The Outstater

April 29, 2019

Do you support reparations for slavery? “I absolutely believe that we need to have some kind of accounting for the persistent racial inequities today there by design because of part and present racism.” — Pete Buttigieg on MSNBC’s “Morning Joe”

REPARATIONS ARE beginning to make sense to me, but perhaps not in the same way and in the same degree that fellow Hoosier and presidential candidate Pete Buttigieg means it.

A friend, making a stab at statewide office a few years back, took the position that we could not be truly free as long as the state had the power to tax our property without limit. We were slaves to a tax code, he argued in vain. Reparation, according to this logic, was in order for the entire property-owning middle class.

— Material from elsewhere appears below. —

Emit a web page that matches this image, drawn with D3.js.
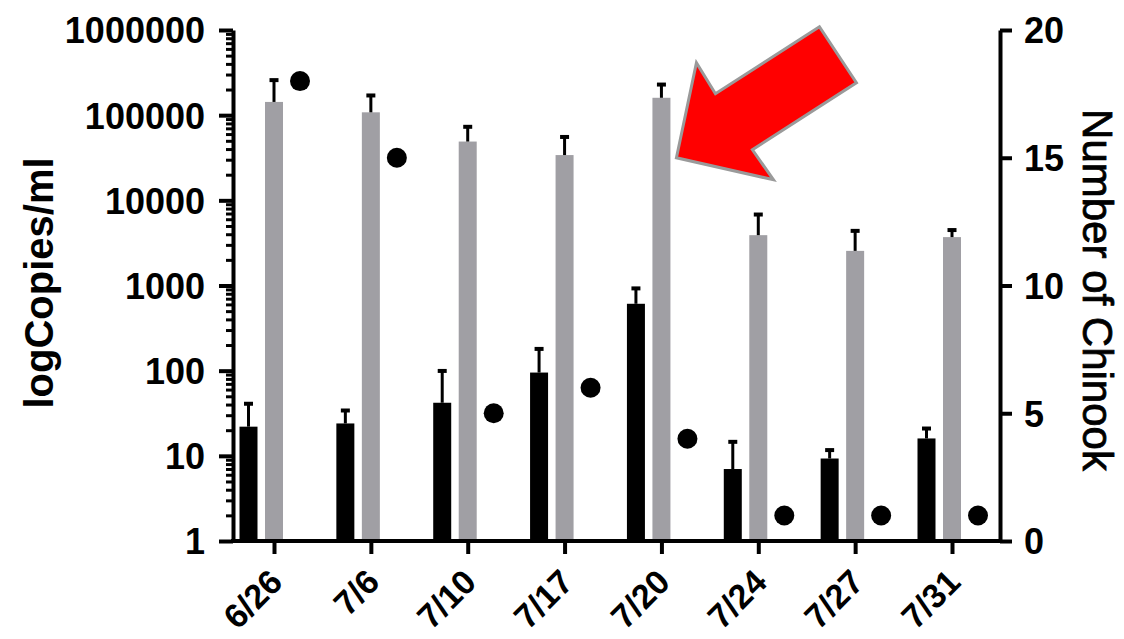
<!DOCTYPE html>
<html>
<head>
<meta charset="utf-8">
<script src="https://cdn.jsdelivr.net/npm/d3@7"></script>
<style>
  body { margin: 0; background: #fff; }
  text { font-family: "Liberation Sans", Arial, sans-serif; font-weight: bold; fill: #000; }
</style>
</head>
<body>
<div id="chart"></div>
<script>
// data
var dates = ["6/26", "7/6", "7/10", "7/17", "7/20", "7/24", "7/27", "7/31"];
var blackMean = [22, 24, 42, 95, 610, 7, 9.3, 16];
var blackErr  = [42, 35, 102, 185, 950, 15, 12, 21.5];
var greyMean  = [143000, 108000, 49000, 34000, 160000, 3900, 2550, 3700];
var greyErr   = [265000, 175000, 75000, 57000, 235000, 7000, 4500, 4600];
var chinook   = [18, 15, 5, 6, 4, 1, 1, 1];
var leftTicks = [1, 10, 100, 1000, 10000, 100000, 1000000];
var rightTicks = [0, 5, 10, 15, 20];

var width = 1124, height = 639;
var plotLeft = 233, plotRight = 1000, plotTop = 30, plotBottom = 541;

var svg = d3.select("#chart").append("svg")
    .attr("width", width)
    .attr("height", height);

var x = d3.scalePoint().domain(dates).range([274, 952]);
var y = d3.scaleLog().domain([1, 1e6]).range([plotBottom, plotTop]);
var y2 = d3.scaleLinear().domain([0, 20]).range([plotBottom, plotTop]);

var barW = 18, offset = 25.5;

// black bars
svg.append("g").selectAll("rect")
    .data(dates)
  .enter().append("rect")
    .attr("x", function(d) { return x(d) - offset - barW / 2; })
    .attr("width", barW)
    .attr("y", function(d, i) { return y(blackMean[i]); })
    .attr("height", function(d, i) { return plotBottom - y(blackMean[i]); })
    .style("fill", "#000");

// grey bars
svg.append("g").selectAll("rect")
    .data(dates)
  .enter().append("rect")
    .attr("x", function(d) { return x(d) - barW / 2; })
    .attr("width", barW)
    .attr("y", function(d, i) { return y(greyMean[i]); })
    .attr("height", function(d, i) { return plotBottom - y(greyMean[i]); })
    .style("fill", "#a09fa4");

// error bars (upper only)
function errBars(means, errs, dx) {
  var g = svg.append("g");
  dates.forEach(function(d, i) {
    var cx = x(d) + dx;
    g.append("line")
      .attr("x1", cx).attr("x2", cx)
      .attr("y1", y(means[i])).attr("y2", y(errs[i]))
      .style("stroke", "#000").style("stroke-width", 3);
    g.append("line")
      .attr("x1", cx - 4.5).attr("x2", cx + 4.5)
      .attr("y1", y(errs[i]) + 1).attr("y2", y(errs[i]) + 1)
      .style("stroke", "#000").style("stroke-width", 4);
  });
}
errBars(blackMean, blackErr, -offset);
errBars(greyMean, greyErr, 0);

// dots (right axis)
svg.append("g").selectAll("circle")
    .data(dates)
  .enter().append("circle")
    .attr("cx", function(d) { return x(d) + 26; })
    .attr("cy", function(d, i) { return y2(chinook[i]); })
    .attr("r", 10)
    .style("fill", "#000");

// left axis
var minor = [];
leftTicks.slice(0, -1).forEach(function(t) {
  for (var k = 2; k <= 9; k++) minor.push(t * k);
});
var gMinor = svg.append("g")
    .attr("transform", "translate(" + plotLeft + ",0)")
    .call(d3.axisLeft(y).tickValues(minor).tickSize(7).tickFormat(""));
gMinor.select(".domain").remove();
gMinor.selectAll("line").style("stroke-width", 3);

var gLeft = svg.append("g")
    .attr("transform", "translate(" + plotLeft + ",0)")
    .call(d3.axisLeft(y).tickValues(leftTicks).tickSize(14).tickSizeOuter(0).tickFormat(d3.format("d")));
gLeft.select(".domain").style("stroke-width", 4);
gLeft.selectAll("line").style("stroke-width", 4);
gLeft.selectAll("text").style("font-size", "36px").attr("x", -28).attr("dy", "0.36em");

// right axis
var gRight = svg.append("g")
    .attr("transform", "translate(" + plotRight + ",0)")
    .call(d3.axisRight(y2).tickValues(rightTicks).tickSize(12).tickSizeOuter(0));
gRight.select(".domain").style("stroke-width", 4);
gRight.selectAll("line").style("stroke-width", 4);
gRight.selectAll("text").style("font-size", "36px").attr("x", 24).attr("dy", "0.36em");

// x axis
var gX = svg.append("g")
    .attr("transform", "translate(0," + plotBottom + ")")
    .call(d3.axisBottom(x).tickSize(13).tickSizeOuter(0));
gX.select(".domain").attr("d", "M" + (plotLeft - 2) + ",0H" + (plotRight + 2)).style("stroke-width", 4);
gX.selectAll("line").style("stroke-width", 4);
gX.selectAll("text")
    .style("font-size", "34px")
    .style("text-anchor", "end")
    .attr("y", 0).attr("dy", 0)
    .attr("transform", "translate(10,43) rotate(-45)");

// axis titles
svg.append("text")
    .attr("transform", "translate(53,283) rotate(-90)")
    .style("text-anchor", "middle")
    .style("font-size", "40px")
    .text("logCopies/ml");

svg.append("text")
    .attr("transform", "translate(1083,290) rotate(90)")
    .style("text-anchor", "middle")
    .style("font-size", "42px")
    .style("font-weight", "normal")
    .style("stroke", "#000")
    .style("stroke-width", 0.8)
    .text("Number of Chinook");

// red arrow pointing at 7/20
var tipX = x("7/20") + 15, tipY = y2(15);
var arrow = [[0, 0], [20, -95], [39, -64], [143, -131], [180, -75], [76, -8], [97, 22]];
svg.append("polygon")
    .attr("points", arrow.map(function(p) { return (tipX + p[0]) + "," + (tipY + p[1]); }).join(" "))
    .style("fill", "#ff0000")
    .style("stroke", "#9a9a9a")
    .style("stroke-width", 3)
    .style("stroke-linejoin", "miter");
</script>
</body>
</html>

A few years ago, the late Joe Sobran honed a distinction between chattel slavery and numerical slavery. We now are numerical slaves, Sobran wrote in his subscription newsletter, meaning we have the illusion of freedom but not the reality.

Most recently, Robert Higgs of the Independent Institute, capped the discussion with a historical point: It was common in the antebellum South to allow slaves to rent themselves from their masters. He cites the example of Frederick Douglass, given freedom to work in the Baltimore ship yards as long as he returned a fixed monthly amount to his owner.

Higgs finds the situation analogous to ours; that is, we are generally at liberty to arrange our own employment, spend our earnings as we please, acquire our own food and housing, all so long as we pay a portion to the various government masters who collect income, property and employment taxes.

Hyperbolic? Higgs defends himself by asking the fate of someone today who “jumps the plantation”:

“Consider what happens to someone who resolutely refuses to pay the government the rental payment for his body. He is subjected to a series of enforcement actions, culminating — if he resists at every step — in his being hauled off to jail and having his personal property seized to satisfy the governments’ demands. Thus, he loses both his property and his personal liberty.”

But back to the Buttigieg promise. My family documents an ancestral German grandfather and grandmother who were indentured servants, working for a decade or more as stoop labor on farms in Maryland and Virginia. Were they the subjects of racial discrimination? Candidates for special treatment?

Well, at the time, Ben Franklin wanted all Germans booted from the country for their skin color alone, considering them “smelly” and unworthy of either liberty or citizenship. He grouped Germans with others of “swarthy” complexion in Africa, Asia and South America. (Incidentally, the “colored” or mixed races in South Africa complain that discrimination for them has not abated since the defeat of Apartheid.)

Franklin’s position is unarguably illegal and immoral today. My family, then, conceding in certain instances the smelly part, is prepared to challenge past denigration and make its case for the special treatment of which Mr. Buttigieg speaks. Perhaps we deserve a sizable cash transfer as well, a tax credit or a rebate.

My ancestors, though, might expect us to have made more progress in the liberty department.